= GOAL =
Reproduce all the lines below exactly and omit the images.
════════════════
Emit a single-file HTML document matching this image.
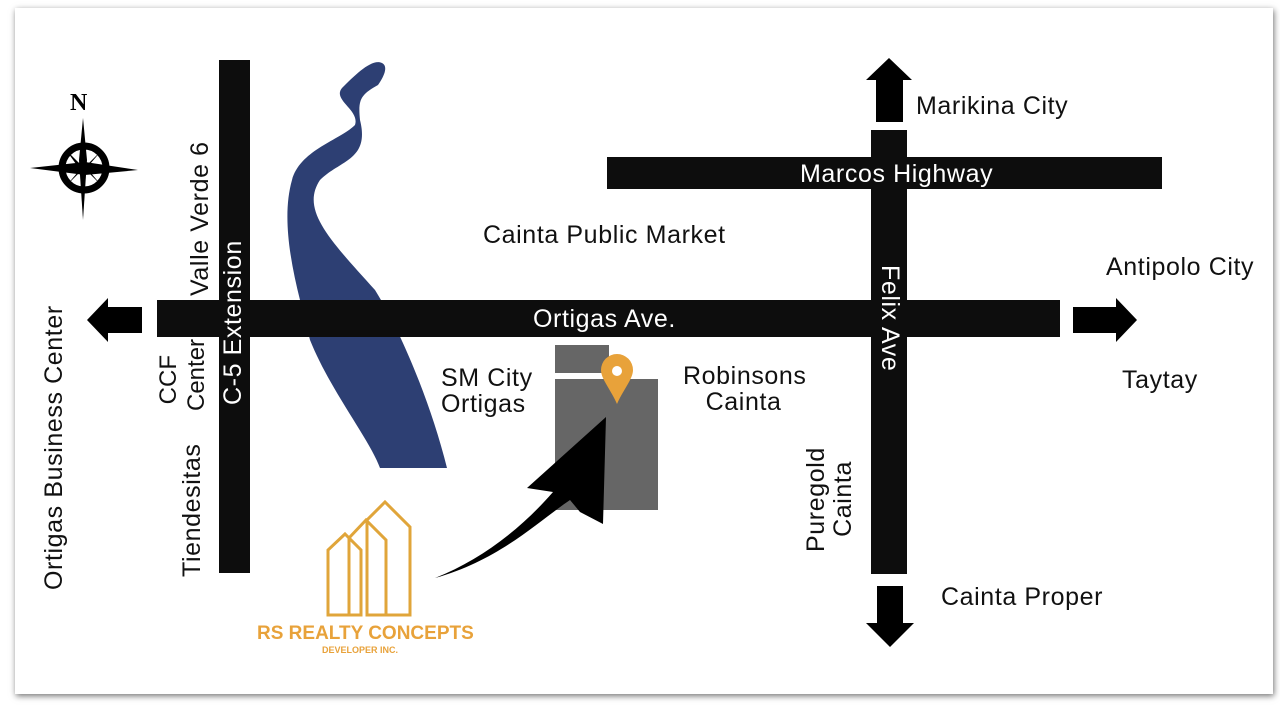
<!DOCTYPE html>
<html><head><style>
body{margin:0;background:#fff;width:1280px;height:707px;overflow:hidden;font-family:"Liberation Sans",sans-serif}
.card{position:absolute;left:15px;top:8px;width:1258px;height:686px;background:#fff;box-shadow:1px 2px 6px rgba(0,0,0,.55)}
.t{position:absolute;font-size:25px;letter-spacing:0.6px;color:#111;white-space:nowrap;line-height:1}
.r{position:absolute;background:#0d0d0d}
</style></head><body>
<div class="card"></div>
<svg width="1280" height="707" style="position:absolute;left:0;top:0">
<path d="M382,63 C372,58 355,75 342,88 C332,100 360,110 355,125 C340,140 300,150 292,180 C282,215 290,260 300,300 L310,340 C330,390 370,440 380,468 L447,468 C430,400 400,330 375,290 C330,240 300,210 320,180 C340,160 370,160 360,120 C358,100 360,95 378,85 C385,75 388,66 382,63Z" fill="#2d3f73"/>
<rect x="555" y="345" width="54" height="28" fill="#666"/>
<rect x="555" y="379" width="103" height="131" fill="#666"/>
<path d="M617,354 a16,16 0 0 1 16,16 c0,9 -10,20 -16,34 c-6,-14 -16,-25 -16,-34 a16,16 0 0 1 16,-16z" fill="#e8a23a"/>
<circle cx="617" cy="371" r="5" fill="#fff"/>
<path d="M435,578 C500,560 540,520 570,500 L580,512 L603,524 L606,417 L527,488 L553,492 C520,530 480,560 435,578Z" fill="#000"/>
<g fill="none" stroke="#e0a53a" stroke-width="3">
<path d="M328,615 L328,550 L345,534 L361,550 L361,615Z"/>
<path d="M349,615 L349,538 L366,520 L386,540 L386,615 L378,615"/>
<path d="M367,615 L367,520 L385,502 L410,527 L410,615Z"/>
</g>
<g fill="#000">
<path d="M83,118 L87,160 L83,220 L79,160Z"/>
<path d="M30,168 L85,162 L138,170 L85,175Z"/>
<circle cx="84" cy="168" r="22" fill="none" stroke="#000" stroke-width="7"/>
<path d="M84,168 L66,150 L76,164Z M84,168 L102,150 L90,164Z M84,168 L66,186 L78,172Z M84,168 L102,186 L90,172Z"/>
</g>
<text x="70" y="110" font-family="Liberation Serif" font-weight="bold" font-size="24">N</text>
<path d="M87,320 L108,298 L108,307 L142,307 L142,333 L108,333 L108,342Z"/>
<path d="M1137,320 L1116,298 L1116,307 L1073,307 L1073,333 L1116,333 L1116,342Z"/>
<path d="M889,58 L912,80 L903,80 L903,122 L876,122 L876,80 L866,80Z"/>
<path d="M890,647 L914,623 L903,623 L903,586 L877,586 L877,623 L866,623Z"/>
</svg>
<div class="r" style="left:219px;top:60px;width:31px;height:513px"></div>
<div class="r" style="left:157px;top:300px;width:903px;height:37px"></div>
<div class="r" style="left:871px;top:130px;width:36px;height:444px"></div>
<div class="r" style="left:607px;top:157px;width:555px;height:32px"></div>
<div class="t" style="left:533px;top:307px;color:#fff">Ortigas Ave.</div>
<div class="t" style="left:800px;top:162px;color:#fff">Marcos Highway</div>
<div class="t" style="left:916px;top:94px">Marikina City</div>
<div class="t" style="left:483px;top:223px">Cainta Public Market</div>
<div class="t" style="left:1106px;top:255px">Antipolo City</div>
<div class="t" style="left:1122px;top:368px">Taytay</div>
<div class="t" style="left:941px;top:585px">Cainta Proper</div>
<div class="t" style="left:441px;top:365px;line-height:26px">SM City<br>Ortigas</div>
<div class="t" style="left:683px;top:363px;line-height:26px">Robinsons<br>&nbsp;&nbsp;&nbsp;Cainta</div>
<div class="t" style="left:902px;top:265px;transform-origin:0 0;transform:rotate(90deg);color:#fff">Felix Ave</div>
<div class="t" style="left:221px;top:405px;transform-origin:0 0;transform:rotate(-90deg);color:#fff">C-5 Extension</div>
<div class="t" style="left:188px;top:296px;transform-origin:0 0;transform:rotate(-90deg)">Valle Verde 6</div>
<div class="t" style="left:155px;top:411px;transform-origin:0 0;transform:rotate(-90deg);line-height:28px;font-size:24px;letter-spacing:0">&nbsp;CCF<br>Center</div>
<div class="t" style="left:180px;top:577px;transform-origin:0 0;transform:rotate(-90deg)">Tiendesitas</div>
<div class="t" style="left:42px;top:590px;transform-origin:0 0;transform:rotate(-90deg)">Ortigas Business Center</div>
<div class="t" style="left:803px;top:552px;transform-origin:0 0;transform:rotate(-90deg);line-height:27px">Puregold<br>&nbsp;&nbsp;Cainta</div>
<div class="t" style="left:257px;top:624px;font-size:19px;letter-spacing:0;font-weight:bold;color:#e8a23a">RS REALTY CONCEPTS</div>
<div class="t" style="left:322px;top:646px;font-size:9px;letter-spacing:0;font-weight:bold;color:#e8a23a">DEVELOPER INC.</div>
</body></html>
════════════════
= SOLUTION FOR THIS EXERCISE =
Emit a single-file HTML document matching this image.
<!DOCTYPE html>
<html><head><style>
body{margin:0;background:#fff;width:1280px;height:707px;overflow:hidden;font-family:"Liberation Sans",sans-serif}
.card{position:absolute;left:15px;top:8px;width:1258px;height:686px;background:#fff;box-shadow:1px 2px 6px rgba(0,0,0,.55)}
.t{position:absolute;font-size:25px;letter-spacing:0.6px;color:#111;white-space:nowrap;line-height:1}
.r{position:absolute;background:#0d0d0d}
</style></head><body>
<div class="card"></div>
<svg width="1280" height="707" style="position:absolute;left:0;top:0">
<path d="M382,63 C372,58 355,75 342,88 C332,100 360,110 355,125 C340,140 300,150 292,180 C282,215 290,260 300,300 L310,340 C330,390 370,440 380,468 L447,468 C430,400 400,330 375,290 C330,240 300,210 320,180 C340,160 370,160 360,120 C358,100 360,95 378,85 C385,75 388,66 382,63Z" fill="#2d3f73"/>
<rect x="555" y="345" width="54" height="28" fill="#666"/>
<rect x="555" y="379" width="103" height="131" fill="#666"/>
<path d="M617,354 a16,16 0 0 1 16,16 c0,9 -10,20 -16,34 c-6,-14 -16,-25 -16,-34 a16,16 0 0 1 16,-16z" fill="#e8a23a"/>
<circle cx="617" cy="371" r="5" fill="#fff"/>
<path d="M435,578 C500,560 540,520 570,500 L580,512 L603,524 L606,417 L527,488 L553,492 C520,530 480,560 435,578Z" fill="#000"/>
<g fill="none" stroke="#e0a53a" stroke-width="3">
<path d="M328,615 L328,550 L345,534 L361,550 L361,615Z"/>
<path d="M349,615 L349,538 L366,520 L386,540 L386,615 L378,615"/>
<path d="M367,615 L367,520 L385,502 L410,527 L410,615Z"/>
</g>
<g fill="#000">
<path d="M83,118 L87,160 L83,220 L79,160Z"/>
<path d="M30,168 L85,162 L138,170 L85,175Z"/>
<circle cx="84" cy="168" r="22" fill="none" stroke="#000" stroke-width="7"/>
<path d="M84,168 L66,150 L76,164Z M84,168 L102,150 L90,164Z M84,168 L66,186 L78,172Z M84,168 L102,186 L90,172Z"/>
</g>
<text x="70" y="110" font-family="Liberation Serif" font-weight="bold" font-size="24">N</text>
<path d="M87,320 L108,298 L108,307 L142,307 L142,333 L108,333 L108,342Z"/>
<path d="M1137,320 L1116,298 L1116,307 L1073,307 L1073,333 L1116,333 L1116,342Z"/>
<path d="M889,58 L912,80 L903,80 L903,122 L876,122 L876,80 L866,80Z"/>
<path d="M890,647 L914,623 L903,623 L903,586 L877,586 L877,623 L866,623Z"/>
</svg>
<div class="r" style="left:219px;top:60px;width:31px;height:513px"></div>
<div class="r" style="left:157px;top:300px;width:903px;height:37px"></div>
<div class="r" style="left:871px;top:130px;width:36px;height:444px"></div>
<div class="r" style="left:607px;top:157px;width:555px;height:32px"></div>
<div class="t" style="left:533px;top:307px;color:#fff">Ortigas Ave.</div>
<div class="t" style="left:800px;top:162px;color:#fff">Marcos Highway</div>
<div class="t" style="left:916px;top:94px">Marikina City</div>
<div class="t" style="left:483px;top:223px">Cainta Public Market</div>
<div class="t" style="left:1106px;top:255px">Antipolo City</div>
<div class="t" style="left:1122px;top:368px">Taytay</div>
<div class="t" style="left:941px;top:585px">Cainta Proper</div>
<div class="t" style="left:441px;top:365px;line-height:26px">SM City<br>Ortigas</div>
<div class="t" style="left:683px;top:363px;line-height:26px">Robinsons<br>&nbsp;&nbsp;&nbsp;Cainta</div>
<div class="t" style="left:902px;top:265px;transform-origin:0 0;transform:rotate(90deg);color:#fff">Felix Ave</div>
<div class="t" style="left:221px;top:405px;transform-origin:0 0;transform:rotate(-90deg);color:#fff">C-5 Extension</div>
<div class="t" style="left:188px;top:296px;transform-origin:0 0;transform:rotate(-90deg)">Valle Verde 6</div>
<div class="t" style="left:155px;top:411px;transform-origin:0 0;transform:rotate(-90deg);line-height:28px;font-size:24px;letter-spacing:0">&nbsp;CCF<br>Center</div>
<div class="t" style="left:180px;top:577px;transform-origin:0 0;transform:rotate(-90deg)">Tiendesitas</div>
<div class="t" style="left:42px;top:590px;transform-origin:0 0;transform:rotate(-90deg)">Ortigas Business Center</div>
<div class="t" style="left:803px;top:552px;transform-origin:0 0;transform:rotate(-90deg);line-height:27px">Puregold<br>&nbsp;&nbsp;Cainta</div>
<div class="t" style="left:257px;top:624px;font-size:19px;letter-spacing:0;font-weight:bold;color:#e8a23a">RS REALTY CONCEPTS</div>
<div class="t" style="left:322px;top:646px;font-size:9px;letter-spacing:0;font-weight:bold;color:#e8a23a">DEVELOPER INC.</div>
</body></html>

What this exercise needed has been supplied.